● DATA EXCERPTS:
====================
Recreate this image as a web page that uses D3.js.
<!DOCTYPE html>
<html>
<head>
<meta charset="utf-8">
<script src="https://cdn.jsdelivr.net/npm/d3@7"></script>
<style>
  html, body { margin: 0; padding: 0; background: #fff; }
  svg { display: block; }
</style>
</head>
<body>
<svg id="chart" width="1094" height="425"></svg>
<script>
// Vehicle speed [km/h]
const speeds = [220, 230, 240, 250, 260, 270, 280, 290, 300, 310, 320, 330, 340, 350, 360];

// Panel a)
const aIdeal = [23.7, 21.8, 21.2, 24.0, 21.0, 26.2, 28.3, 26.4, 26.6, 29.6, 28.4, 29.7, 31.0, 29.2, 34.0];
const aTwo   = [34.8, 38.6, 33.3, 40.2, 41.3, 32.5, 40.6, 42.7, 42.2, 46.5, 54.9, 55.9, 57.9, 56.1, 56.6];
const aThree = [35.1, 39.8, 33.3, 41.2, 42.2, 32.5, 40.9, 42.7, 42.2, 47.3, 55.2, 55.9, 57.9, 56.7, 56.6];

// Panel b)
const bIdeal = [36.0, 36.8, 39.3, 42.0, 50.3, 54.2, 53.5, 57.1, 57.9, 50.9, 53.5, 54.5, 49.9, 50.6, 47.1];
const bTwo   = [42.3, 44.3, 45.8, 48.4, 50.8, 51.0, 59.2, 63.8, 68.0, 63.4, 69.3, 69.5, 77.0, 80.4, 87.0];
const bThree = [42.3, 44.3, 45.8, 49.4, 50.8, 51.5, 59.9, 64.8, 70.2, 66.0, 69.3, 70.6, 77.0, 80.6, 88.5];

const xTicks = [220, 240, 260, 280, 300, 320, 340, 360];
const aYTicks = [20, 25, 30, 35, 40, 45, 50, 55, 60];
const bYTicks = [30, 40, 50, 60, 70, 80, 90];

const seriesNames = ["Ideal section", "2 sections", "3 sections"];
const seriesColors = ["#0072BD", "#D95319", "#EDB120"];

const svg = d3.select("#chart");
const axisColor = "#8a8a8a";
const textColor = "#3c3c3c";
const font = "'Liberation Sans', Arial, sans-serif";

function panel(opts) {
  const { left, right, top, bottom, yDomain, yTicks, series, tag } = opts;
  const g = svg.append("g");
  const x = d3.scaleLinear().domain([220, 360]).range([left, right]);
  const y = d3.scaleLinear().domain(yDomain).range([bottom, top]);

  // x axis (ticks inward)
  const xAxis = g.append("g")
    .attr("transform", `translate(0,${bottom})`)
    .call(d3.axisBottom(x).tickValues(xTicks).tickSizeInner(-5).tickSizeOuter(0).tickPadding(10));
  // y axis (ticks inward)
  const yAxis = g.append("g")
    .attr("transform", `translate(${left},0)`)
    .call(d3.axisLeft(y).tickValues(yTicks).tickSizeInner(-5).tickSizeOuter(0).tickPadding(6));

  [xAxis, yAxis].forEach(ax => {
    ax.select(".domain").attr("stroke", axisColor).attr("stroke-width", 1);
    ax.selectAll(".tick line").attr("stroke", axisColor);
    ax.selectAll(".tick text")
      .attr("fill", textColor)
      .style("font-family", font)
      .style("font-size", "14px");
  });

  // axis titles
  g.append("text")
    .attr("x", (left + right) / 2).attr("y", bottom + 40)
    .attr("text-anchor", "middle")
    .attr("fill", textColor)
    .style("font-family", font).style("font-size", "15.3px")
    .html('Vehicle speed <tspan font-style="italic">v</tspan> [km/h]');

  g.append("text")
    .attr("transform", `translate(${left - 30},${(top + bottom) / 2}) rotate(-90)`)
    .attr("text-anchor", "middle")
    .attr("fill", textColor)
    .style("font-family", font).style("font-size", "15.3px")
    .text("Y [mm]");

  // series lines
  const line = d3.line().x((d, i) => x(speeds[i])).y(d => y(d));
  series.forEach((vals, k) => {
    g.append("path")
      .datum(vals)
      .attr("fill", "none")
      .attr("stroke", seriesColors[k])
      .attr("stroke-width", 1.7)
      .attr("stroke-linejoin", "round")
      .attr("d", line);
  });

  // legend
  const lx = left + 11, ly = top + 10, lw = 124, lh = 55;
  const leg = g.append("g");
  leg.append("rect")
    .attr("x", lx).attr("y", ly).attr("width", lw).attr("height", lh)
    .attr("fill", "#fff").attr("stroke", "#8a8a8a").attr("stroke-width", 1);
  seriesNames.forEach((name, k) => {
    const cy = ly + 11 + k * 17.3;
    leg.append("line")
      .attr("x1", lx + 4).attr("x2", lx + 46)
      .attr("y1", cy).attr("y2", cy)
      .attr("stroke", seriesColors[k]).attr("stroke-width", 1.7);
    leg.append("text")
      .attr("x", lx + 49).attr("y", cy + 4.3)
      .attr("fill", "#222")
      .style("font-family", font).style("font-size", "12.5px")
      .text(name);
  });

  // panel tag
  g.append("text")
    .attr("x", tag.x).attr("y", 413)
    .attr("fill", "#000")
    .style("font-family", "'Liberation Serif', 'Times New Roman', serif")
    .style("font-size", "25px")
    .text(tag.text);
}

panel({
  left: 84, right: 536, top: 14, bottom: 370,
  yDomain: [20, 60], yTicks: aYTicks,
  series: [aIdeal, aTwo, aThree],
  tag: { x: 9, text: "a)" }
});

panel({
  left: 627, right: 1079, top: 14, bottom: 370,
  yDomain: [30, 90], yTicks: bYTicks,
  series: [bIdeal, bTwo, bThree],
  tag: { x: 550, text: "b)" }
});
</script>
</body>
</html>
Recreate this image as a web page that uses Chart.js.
====================
● PROBLEM DETAILS: Nothing should be left out: return all of the records exactly.

● WORKED SOLUTION:
Recreate this image as a web page that uses D3.js.
<!DOCTYPE html>
<html>
<head>
<meta charset="utf-8">
<script src="https://cdn.jsdelivr.net/npm/d3@7"></script>
<style>
  html, body { margin: 0; padding: 0; background: #fff; }
  svg { display: block; }
</style>
</head>
<body>
<svg id="chart" width="1094" height="425"></svg>
<script>
// Vehicle speed [km/h]
const speeds = [220, 230, 240, 250, 260, 270, 280, 290, 300, 310, 320, 330, 340, 350, 360];

// Panel a)
const aIdeal = [23.7, 21.8, 21.2, 24.0, 21.0, 26.2, 28.3, 26.4, 26.6, 29.6, 28.4, 29.7, 31.0, 29.2, 34.0];
const aTwo   = [34.8, 38.6, 33.3, 40.2, 41.3, 32.5, 40.6, 42.7, 42.2, 46.5, 54.9, 55.9, 57.9, 56.1, 56.6];
const aThree = [35.1, 39.8, 33.3, 41.2, 42.2, 32.5, 40.9, 42.7, 42.2, 47.3, 55.2, 55.9, 57.9, 56.7, 56.6];

// Panel b)
const bIdeal = [36.0, 36.8, 39.3, 42.0, 50.3, 54.2, 53.5, 57.1, 57.9, 50.9, 53.5, 54.5, 49.9, 50.6, 47.1];
const bTwo   = [42.3, 44.3, 45.8, 48.4, 50.8, 51.0, 59.2, 63.8, 68.0, 63.4, 69.3, 69.5, 77.0, 80.4, 87.0];
const bThree = [42.3, 44.3, 45.8, 49.4, 50.8, 51.5, 59.9, 64.8, 70.2, 66.0, 69.3, 70.6, 77.0, 80.6, 88.5];

const xTicks = [220, 240, 260, 280, 300, 320, 340, 360];
const aYTicks = [20, 25, 30, 35, 40, 45, 50, 55, 60];
const bYTicks = [30, 40, 50, 60, 70, 80, 90];

const seriesNames = ["Ideal section", "2 sections", "3 sections"];
const seriesColors = ["#0072BD", "#D95319", "#EDB120"];

const svg = d3.select("#chart");
const axisColor = "#8a8a8a";
const textColor = "#3c3c3c";
const font = "'Liberation Sans', Arial, sans-serif";

function panel(opts) {
  const { left, right, top, bottom, yDomain, yTicks, series, tag } = opts;
  const g = svg.append("g");
  const x = d3.scaleLinear().domain([220, 360]).range([left, right]);
  const y = d3.scaleLinear().domain(yDomain).range([bottom, top]);

  // x axis (ticks inward)
  const xAxis = g.append("g")
    .attr("transform", `translate(0,${bottom})`)
    .call(d3.axisBottom(x).tickValues(xTicks).tickSizeInner(-5).tickSizeOuter(0).tickPadding(10));
  // y axis (ticks inward)
  const yAxis = g.append("g")
    .attr("transform", `translate(${left},0)`)
    .call(d3.axisLeft(y).tickValues(yTicks).tickSizeInner(-5).tickSizeOuter(0).tickPadding(6));

  [xAxis, yAxis].forEach(ax => {
    ax.select(".domain").attr("stroke", axisColor).attr("stroke-width", 1);
    ax.selectAll(".tick line").attr("stroke", axisColor);
    ax.selectAll(".tick text")
      .attr("fill", textColor)
      .style("font-family", font)
      .style("font-size", "14px");
  });

  // axis titles
  g.append("text")
    .attr("x", (left + right) / 2).attr("y", bottom + 40)
    .attr("text-anchor", "middle")
    .attr("fill", textColor)
    .style("font-family", font).style("font-size", "15.3px")
    .html('Vehicle speed <tspan font-style="italic">v</tspan> [km/h]');

  g.append("text")
    .attr("transform", `translate(${left - 30},${(top + bottom) / 2}) rotate(-90)`)
    .attr("text-anchor", "middle")
    .attr("fill", textColor)
    .style("font-family", font).style("font-size", "15.3px")
    .text("Y [mm]");

  // series lines
  const line = d3.line().x((d, i) => x(speeds[i])).y(d => y(d));
  series.forEach((vals, k) => {
    g.append("path")
      .datum(vals)
      .attr("fill", "none")
      .attr("stroke", seriesColors[k])
      .attr("stroke-width", 1.7)
      .attr("stroke-linejoin", "round")
      .attr("d", line);
  });

  // legend
  const lx = left + 11, ly = top + 10, lw = 124, lh = 55;
  const leg = g.append("g");
  leg.append("rect")
    .attr("x", lx).attr("y", ly).attr("width", lw).attr("height", lh)
    .attr("fill", "#fff").attr("stroke", "#8a8a8a").attr("stroke-width", 1);
  seriesNames.forEach((name, k) => {
    const cy = ly + 11 + k * 17.3;
    leg.append("line")
      .attr("x1", lx + 4).attr("x2", lx + 46)
      .attr("y1", cy).attr("y2", cy)
      .attr("stroke", seriesColors[k]).attr("stroke-width", 1.7);
    leg.append("text")
      .attr("x", lx + 49).attr("y", cy + 4.3)
      .attr("fill", "#222")
      .style("font-family", font).style("font-size", "12.5px")
      .text(name);
  });

  // panel tag
  g.append("text")
    .attr("x", tag.x).attr("y", 413)
    .attr("fill", "#000")
    .style("font-family", "'Liberation Serif', 'Times New Roman', serif")
    .style("font-size", "25px")
    .text(tag.text);
}

panel({
  left: 84, right: 536, top: 14, bottom: 370,
  yDomain: [20, 60], yTicks: aYTicks,
  series: [aIdeal, aTwo, aThree],
  tag: { x: 9, text: "a)" }
});

panel({
  left: 627, right: 1079, top: 14, bottom: 370,
  yDomain: [30, 90], yTicks: bYTicks,
  series: [bIdeal, bTwo, bThree],
  tag: { x: 550, text: "b)" }
});
</script>
</body>
</html>
Recreate this image as a web page that uses Chart.js.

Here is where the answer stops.